#### Stored rows

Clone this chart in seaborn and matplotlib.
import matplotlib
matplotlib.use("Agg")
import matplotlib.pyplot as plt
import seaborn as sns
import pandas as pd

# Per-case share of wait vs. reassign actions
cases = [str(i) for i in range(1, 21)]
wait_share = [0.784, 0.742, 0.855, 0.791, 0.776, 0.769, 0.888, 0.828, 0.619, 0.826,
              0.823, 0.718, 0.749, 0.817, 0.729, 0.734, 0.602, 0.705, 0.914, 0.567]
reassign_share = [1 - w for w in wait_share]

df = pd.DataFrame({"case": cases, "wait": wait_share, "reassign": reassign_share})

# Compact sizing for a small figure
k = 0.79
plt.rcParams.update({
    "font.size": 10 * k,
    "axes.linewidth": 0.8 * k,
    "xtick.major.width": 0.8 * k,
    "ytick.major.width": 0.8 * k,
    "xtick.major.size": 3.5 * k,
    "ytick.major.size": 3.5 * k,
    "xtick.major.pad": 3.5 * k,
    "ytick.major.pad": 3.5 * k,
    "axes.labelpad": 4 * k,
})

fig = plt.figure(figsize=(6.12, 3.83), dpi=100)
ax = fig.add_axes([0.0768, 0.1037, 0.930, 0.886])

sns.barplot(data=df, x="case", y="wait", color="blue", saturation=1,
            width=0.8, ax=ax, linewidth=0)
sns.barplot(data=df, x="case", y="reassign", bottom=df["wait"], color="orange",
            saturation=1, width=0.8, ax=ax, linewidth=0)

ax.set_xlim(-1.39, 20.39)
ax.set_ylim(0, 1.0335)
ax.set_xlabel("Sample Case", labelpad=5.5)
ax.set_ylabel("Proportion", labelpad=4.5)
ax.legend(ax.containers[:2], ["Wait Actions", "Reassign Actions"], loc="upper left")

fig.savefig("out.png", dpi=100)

########
#### Stored rows

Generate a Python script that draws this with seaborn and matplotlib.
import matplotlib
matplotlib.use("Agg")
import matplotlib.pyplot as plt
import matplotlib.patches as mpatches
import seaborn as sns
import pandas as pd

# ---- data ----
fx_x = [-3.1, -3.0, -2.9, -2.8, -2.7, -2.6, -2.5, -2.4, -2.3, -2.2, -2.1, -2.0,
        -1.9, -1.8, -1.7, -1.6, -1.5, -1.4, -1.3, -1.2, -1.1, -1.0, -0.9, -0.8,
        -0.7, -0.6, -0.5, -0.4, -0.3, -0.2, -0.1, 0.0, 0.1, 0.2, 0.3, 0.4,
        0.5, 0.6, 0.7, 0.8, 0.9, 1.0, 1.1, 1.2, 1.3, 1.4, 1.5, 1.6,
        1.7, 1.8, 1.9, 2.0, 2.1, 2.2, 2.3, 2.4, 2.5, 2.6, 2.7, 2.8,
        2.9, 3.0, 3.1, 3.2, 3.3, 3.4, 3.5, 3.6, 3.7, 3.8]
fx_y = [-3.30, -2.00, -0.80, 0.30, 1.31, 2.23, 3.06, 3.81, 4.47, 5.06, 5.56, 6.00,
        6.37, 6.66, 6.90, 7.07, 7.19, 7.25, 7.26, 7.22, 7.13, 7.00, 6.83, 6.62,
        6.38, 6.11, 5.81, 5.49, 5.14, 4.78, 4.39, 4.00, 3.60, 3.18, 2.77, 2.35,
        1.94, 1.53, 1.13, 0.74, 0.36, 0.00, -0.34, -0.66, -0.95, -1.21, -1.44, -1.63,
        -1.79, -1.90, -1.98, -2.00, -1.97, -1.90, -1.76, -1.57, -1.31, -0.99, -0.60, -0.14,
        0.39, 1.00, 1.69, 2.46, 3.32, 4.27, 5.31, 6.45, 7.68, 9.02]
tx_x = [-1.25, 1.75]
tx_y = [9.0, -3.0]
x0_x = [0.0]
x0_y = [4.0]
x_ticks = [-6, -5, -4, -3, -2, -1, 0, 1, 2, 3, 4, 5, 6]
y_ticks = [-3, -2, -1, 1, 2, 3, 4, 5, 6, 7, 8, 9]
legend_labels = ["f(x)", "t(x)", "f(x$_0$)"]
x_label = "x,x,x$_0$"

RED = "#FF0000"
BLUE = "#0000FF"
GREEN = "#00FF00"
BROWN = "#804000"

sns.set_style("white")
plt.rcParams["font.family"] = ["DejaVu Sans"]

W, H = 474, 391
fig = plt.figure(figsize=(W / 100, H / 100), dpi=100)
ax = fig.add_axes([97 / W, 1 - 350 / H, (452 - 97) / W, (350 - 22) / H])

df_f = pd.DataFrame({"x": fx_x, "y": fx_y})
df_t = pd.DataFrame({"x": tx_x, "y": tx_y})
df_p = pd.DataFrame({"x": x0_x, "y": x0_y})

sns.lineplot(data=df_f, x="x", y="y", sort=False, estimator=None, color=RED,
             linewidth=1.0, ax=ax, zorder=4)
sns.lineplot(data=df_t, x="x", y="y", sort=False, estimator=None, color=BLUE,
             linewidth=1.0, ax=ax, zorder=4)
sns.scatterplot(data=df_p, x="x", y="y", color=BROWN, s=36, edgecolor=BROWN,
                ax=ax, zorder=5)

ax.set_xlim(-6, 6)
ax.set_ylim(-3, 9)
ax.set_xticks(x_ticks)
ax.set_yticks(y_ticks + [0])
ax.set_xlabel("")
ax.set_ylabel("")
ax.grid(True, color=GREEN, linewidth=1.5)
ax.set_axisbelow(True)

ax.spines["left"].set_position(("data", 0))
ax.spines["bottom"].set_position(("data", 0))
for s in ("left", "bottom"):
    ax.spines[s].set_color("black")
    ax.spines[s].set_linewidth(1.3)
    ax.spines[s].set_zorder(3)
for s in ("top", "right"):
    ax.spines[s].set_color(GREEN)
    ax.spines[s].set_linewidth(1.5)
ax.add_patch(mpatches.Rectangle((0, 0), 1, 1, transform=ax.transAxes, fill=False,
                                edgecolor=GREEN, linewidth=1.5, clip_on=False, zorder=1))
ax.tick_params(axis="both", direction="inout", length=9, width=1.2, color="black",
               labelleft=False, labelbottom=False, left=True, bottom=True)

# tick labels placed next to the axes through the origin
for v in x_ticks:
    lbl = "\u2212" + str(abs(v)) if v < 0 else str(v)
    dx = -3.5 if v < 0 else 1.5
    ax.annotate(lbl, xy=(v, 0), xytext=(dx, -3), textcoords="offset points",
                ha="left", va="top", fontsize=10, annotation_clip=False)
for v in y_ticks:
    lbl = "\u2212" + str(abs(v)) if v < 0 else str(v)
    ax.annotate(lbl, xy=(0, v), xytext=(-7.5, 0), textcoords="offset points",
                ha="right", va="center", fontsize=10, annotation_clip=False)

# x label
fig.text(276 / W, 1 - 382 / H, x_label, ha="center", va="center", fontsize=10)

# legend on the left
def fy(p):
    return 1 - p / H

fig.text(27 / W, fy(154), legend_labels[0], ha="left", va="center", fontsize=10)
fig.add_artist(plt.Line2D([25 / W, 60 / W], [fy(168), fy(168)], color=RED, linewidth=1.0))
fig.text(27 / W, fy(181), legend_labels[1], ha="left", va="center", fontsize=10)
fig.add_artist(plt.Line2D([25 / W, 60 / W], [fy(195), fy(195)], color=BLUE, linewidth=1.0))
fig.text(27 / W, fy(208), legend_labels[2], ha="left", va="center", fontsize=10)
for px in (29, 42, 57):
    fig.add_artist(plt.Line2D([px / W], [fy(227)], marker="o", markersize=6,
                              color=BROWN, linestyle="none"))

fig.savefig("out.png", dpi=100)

########

=== The request ===
Using the entries above, return exactly the lines from the line with "Clone this chart in seaborn and matplotlib." to the line with "saturation=1, width=0.8, ax=ax, linewidth=0)", counting both of those lines.

=== Written solution ===
Clone this chart in seaborn and matplotlib.
import matplotlib
matplotlib.use("Agg")
import matplotlib.pyplot as plt
import seaborn as sns
import pandas as pd

# Per-case share of wait vs. reassign actions
cases = [str(i) for i in range(1, 21)]
wait_share = [0.784, 0.742, 0.855, 0.791, 0.776, 0.769, 0.888, 0.828, 0.619, 0.826,
              0.823, 0.718, 0.749, 0.817, 0.729, 0.734, 0.602, 0.705, 0.914, 0.567]
reassign_share = [1 - w for w in wait_share]

df = pd.DataFrame({"case": cases, "wait": wait_share, "reassign": reassign_share})

# Compact sizing for a small figure
k = 0.79
plt.rcParams.update({
    "font.size": 10 * k,
    "axes.linewidth": 0.8 * k,
    "xtick.major.width": 0.8 * k,
    "ytick.major.width": 0.8 * k,
    "xtick.major.size": 3.5 * k,
    "ytick.major.size": 3.5 * k,
    "xtick.major.pad": 3.5 * k,
    "ytick.major.pad": 3.5 * k,
    "axes.labelpad": 4 * k,
})

fig = plt.figure(figsize=(6.12, 3.83), dpi=100)
ax = fig.add_axes([0.0768, 0.1037, 0.930, 0.886])

sns.barplot(data=df, x="case", y="wait", color="blue", saturation=1,
            width=0.8, ax=ax, linewidth=0)
sns.barplot(data=df, x="case", y="reassign", bottom=df["wait"], color="orange",
            saturation=1, width=0.8, ax=ax, linewidth=0)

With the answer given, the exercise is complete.